### Instructions to follow
Show every line containing "with" by copying it.
---------- Dataset entries
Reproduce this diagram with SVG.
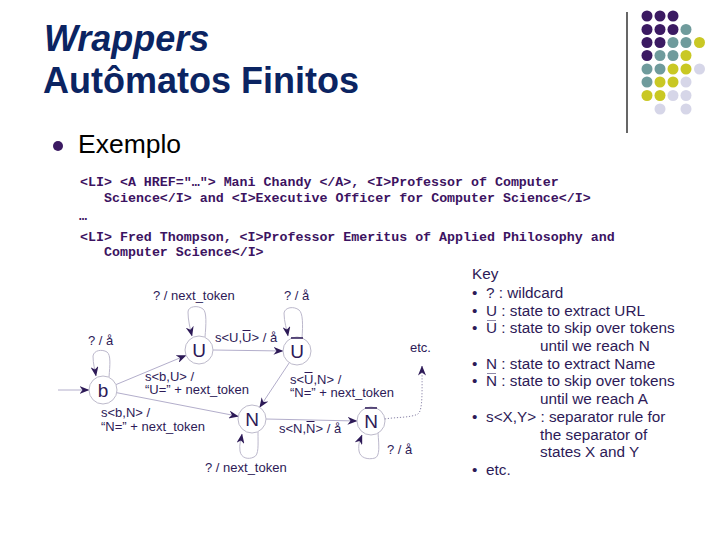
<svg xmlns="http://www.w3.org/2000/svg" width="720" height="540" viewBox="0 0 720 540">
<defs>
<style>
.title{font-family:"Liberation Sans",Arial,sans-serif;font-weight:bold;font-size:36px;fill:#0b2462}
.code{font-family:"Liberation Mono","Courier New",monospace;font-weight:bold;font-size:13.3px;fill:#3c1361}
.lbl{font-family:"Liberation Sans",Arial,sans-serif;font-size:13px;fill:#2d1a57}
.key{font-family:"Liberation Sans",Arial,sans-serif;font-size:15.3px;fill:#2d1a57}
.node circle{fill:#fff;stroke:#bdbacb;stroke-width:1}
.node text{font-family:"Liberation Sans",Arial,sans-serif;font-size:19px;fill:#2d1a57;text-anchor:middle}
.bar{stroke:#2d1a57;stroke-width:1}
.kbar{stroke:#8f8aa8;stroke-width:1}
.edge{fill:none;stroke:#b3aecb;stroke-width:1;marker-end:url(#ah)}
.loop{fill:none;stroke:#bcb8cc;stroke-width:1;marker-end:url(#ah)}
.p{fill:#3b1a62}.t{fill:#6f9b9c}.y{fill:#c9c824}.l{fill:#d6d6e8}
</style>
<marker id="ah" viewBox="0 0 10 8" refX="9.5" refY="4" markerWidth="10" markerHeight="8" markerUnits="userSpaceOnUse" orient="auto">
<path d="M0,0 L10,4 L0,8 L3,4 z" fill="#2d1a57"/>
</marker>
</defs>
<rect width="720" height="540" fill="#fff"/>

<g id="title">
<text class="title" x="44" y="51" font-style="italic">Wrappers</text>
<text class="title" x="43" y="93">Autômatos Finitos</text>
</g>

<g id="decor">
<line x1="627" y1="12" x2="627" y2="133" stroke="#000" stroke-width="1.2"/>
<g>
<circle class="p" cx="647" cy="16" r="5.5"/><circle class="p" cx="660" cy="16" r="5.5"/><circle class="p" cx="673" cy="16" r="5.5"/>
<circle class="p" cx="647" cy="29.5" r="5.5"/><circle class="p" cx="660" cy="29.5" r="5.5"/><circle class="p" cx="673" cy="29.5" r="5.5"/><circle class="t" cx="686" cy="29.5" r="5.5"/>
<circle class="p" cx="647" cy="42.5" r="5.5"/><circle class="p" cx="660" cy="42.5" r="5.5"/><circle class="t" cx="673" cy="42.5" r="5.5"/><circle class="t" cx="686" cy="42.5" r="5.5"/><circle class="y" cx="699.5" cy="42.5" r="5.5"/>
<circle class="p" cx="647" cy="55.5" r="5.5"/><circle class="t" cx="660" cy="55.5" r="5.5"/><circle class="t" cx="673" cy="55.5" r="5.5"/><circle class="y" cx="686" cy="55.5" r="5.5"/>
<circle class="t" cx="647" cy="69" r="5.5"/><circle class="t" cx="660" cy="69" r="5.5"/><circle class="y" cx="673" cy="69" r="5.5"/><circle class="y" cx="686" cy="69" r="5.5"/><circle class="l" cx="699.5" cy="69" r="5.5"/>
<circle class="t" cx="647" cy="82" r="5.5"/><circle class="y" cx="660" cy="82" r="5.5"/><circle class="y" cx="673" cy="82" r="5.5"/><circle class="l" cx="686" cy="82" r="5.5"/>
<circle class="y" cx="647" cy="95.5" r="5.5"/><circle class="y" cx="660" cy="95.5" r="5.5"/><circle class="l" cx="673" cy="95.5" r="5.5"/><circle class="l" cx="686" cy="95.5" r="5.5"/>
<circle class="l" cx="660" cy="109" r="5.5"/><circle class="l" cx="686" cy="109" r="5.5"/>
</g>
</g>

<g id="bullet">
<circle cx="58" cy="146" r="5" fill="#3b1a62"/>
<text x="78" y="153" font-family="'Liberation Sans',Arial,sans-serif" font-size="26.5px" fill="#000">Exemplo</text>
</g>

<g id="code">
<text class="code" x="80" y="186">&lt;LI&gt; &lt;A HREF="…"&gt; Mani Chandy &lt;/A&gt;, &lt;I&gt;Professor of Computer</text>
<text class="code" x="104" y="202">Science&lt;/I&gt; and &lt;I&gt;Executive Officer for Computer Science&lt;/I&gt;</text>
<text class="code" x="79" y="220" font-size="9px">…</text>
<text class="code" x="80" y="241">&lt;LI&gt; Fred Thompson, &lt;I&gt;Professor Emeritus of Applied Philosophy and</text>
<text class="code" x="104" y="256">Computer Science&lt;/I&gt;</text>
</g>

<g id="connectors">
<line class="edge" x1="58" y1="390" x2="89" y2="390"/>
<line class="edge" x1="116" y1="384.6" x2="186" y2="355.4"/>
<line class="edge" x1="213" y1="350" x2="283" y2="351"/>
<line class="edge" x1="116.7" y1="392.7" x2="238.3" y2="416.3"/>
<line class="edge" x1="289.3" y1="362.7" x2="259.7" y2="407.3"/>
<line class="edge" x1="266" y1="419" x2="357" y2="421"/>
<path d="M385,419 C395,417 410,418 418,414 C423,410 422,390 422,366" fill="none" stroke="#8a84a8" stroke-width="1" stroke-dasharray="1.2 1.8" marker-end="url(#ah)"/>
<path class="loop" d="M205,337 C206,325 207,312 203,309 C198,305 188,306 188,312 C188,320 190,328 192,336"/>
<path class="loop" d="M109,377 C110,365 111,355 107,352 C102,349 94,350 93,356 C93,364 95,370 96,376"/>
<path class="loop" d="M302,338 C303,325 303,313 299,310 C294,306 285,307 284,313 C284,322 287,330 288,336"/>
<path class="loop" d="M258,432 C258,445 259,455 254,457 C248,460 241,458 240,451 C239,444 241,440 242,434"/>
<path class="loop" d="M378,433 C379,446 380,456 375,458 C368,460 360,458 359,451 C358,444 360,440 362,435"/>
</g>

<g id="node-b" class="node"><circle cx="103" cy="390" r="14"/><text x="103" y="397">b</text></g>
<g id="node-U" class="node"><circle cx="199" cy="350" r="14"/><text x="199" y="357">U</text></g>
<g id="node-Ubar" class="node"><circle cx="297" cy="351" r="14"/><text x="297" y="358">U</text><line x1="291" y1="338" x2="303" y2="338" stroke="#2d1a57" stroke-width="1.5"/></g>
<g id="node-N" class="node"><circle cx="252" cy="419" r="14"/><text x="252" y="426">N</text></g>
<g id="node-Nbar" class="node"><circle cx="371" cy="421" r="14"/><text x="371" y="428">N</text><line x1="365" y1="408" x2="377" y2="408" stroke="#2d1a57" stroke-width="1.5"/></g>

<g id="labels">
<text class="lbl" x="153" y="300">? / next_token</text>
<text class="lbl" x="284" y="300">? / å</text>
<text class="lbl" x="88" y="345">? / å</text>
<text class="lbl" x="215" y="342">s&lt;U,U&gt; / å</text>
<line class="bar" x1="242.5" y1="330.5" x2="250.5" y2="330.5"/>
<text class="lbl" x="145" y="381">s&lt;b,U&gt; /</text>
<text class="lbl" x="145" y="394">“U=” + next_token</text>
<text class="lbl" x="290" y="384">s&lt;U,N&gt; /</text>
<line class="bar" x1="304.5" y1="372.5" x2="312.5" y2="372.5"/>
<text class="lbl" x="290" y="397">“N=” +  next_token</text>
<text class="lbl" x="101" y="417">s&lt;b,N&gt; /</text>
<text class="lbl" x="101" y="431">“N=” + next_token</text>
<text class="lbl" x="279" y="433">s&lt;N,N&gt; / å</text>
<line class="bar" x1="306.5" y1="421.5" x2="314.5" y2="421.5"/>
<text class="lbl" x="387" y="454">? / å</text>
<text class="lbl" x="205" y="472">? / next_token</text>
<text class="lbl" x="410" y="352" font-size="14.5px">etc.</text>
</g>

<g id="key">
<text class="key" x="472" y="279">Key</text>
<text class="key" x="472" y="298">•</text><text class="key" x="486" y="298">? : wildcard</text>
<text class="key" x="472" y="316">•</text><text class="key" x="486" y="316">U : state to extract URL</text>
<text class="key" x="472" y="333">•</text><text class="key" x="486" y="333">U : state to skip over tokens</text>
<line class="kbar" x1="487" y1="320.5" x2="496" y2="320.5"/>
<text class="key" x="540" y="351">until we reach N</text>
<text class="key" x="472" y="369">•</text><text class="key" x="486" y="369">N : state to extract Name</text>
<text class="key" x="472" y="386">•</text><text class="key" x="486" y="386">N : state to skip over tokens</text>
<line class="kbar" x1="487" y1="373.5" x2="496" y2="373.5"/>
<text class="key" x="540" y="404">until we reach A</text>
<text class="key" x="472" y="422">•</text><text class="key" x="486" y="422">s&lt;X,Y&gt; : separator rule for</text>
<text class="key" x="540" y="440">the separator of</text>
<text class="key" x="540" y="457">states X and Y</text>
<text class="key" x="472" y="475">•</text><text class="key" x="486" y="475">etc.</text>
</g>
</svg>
--------------------
---------- Dataset entries
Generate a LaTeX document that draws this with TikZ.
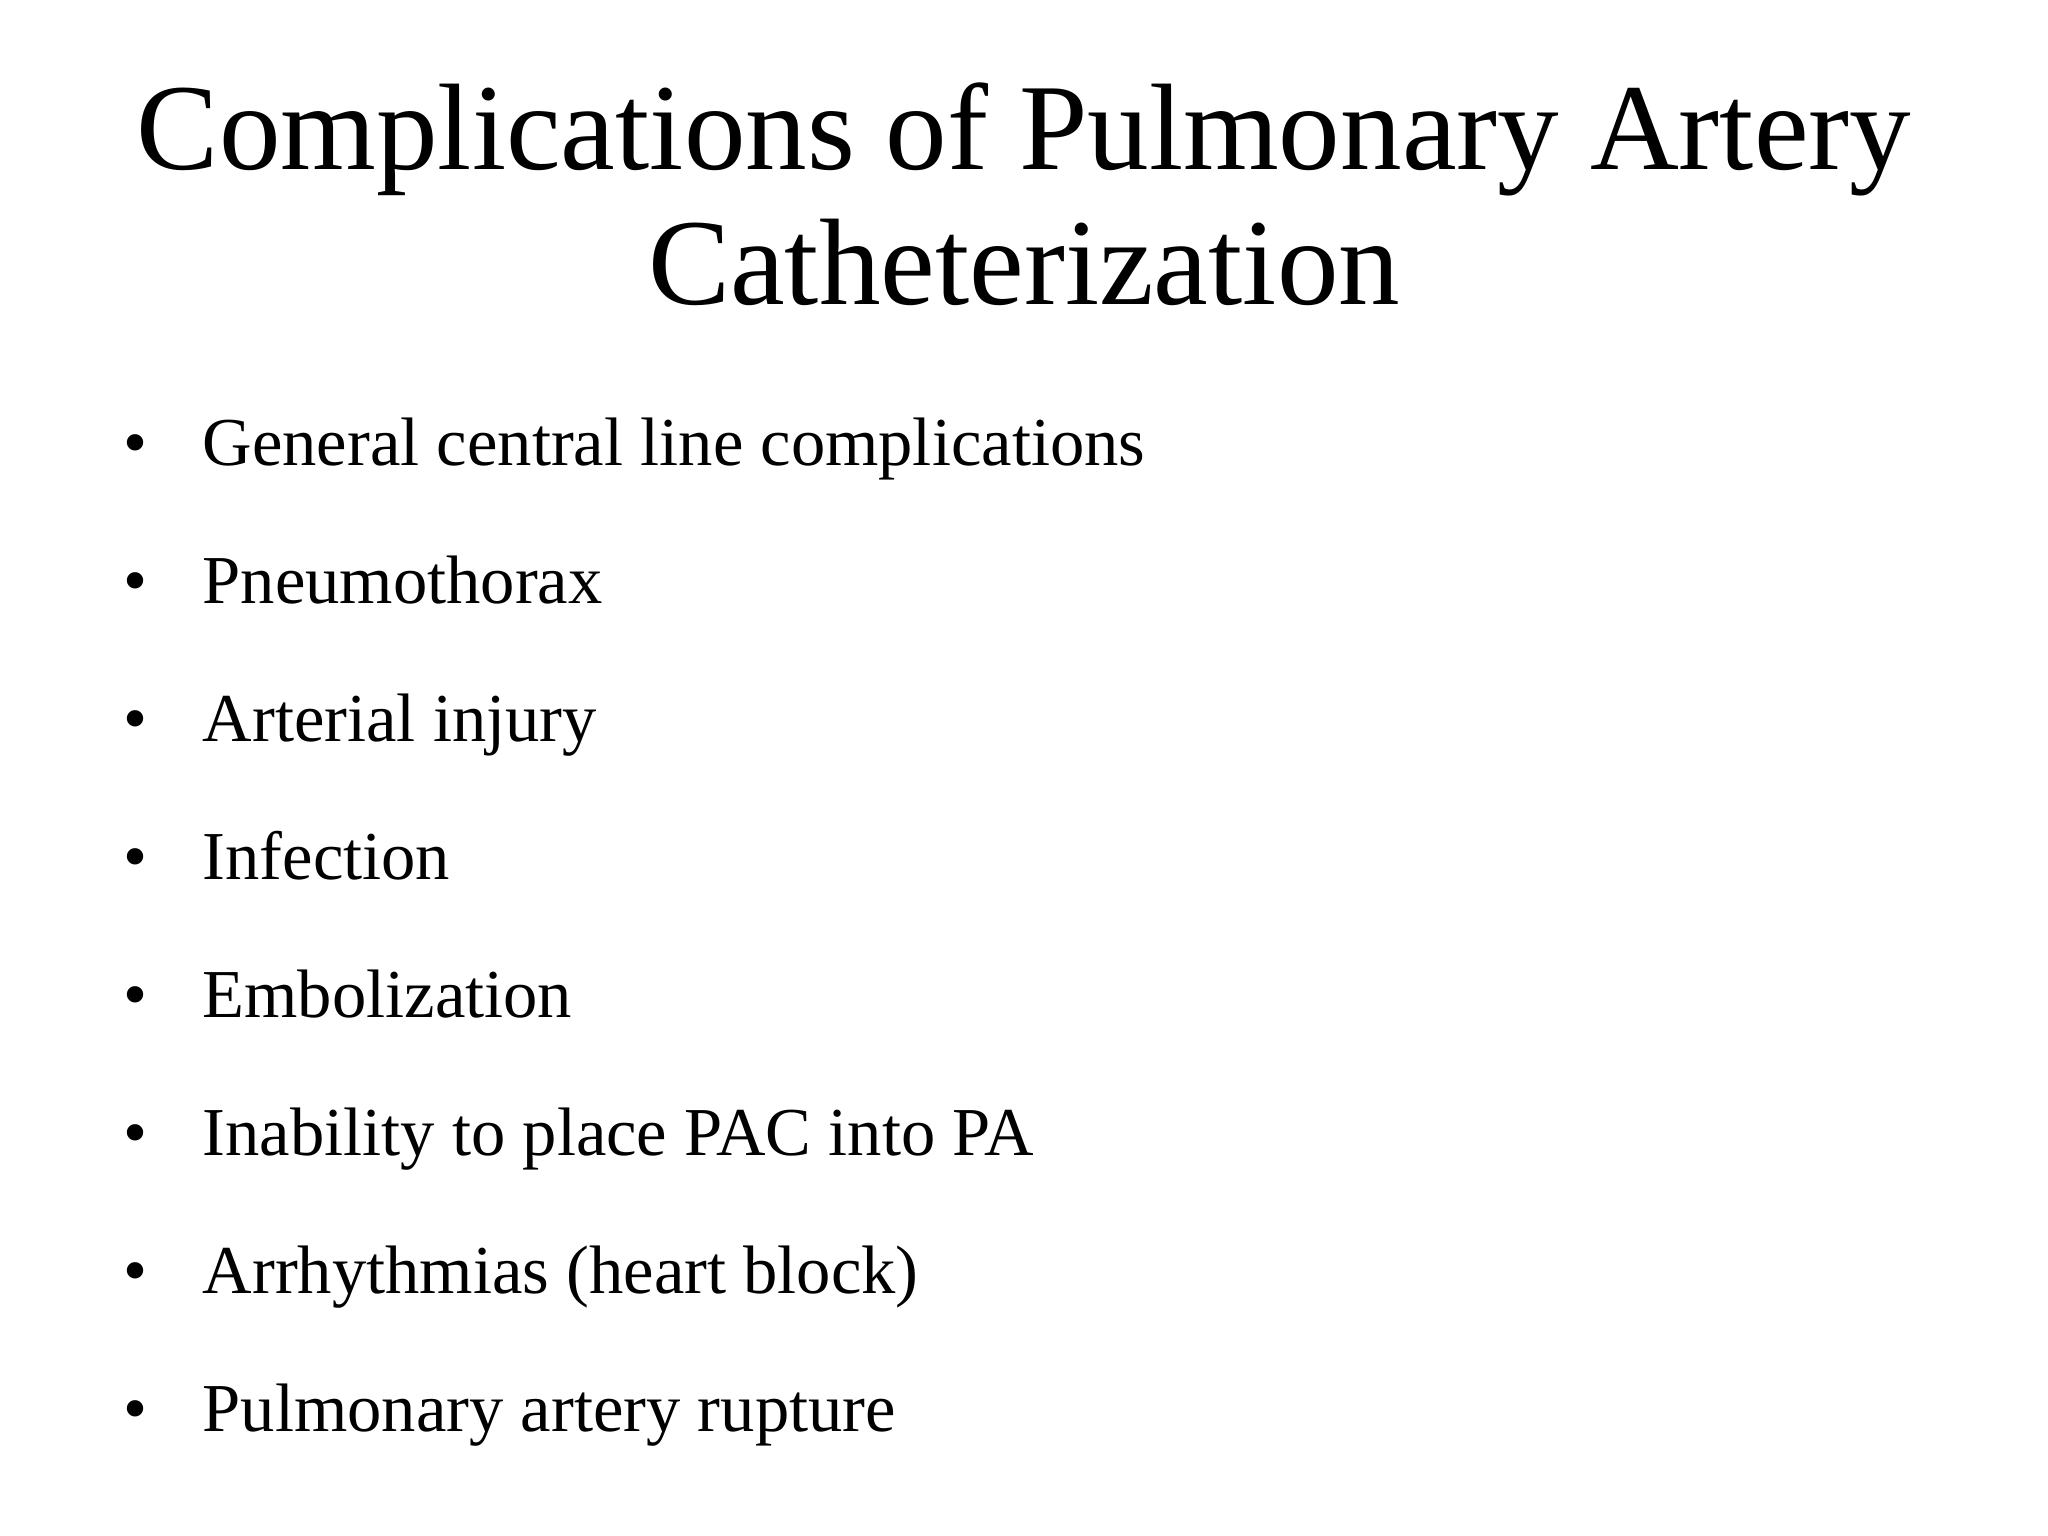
--------------------
### Solution
Reproduce this diagram with SVG.
Generate a LaTeX document that draws this with TikZ.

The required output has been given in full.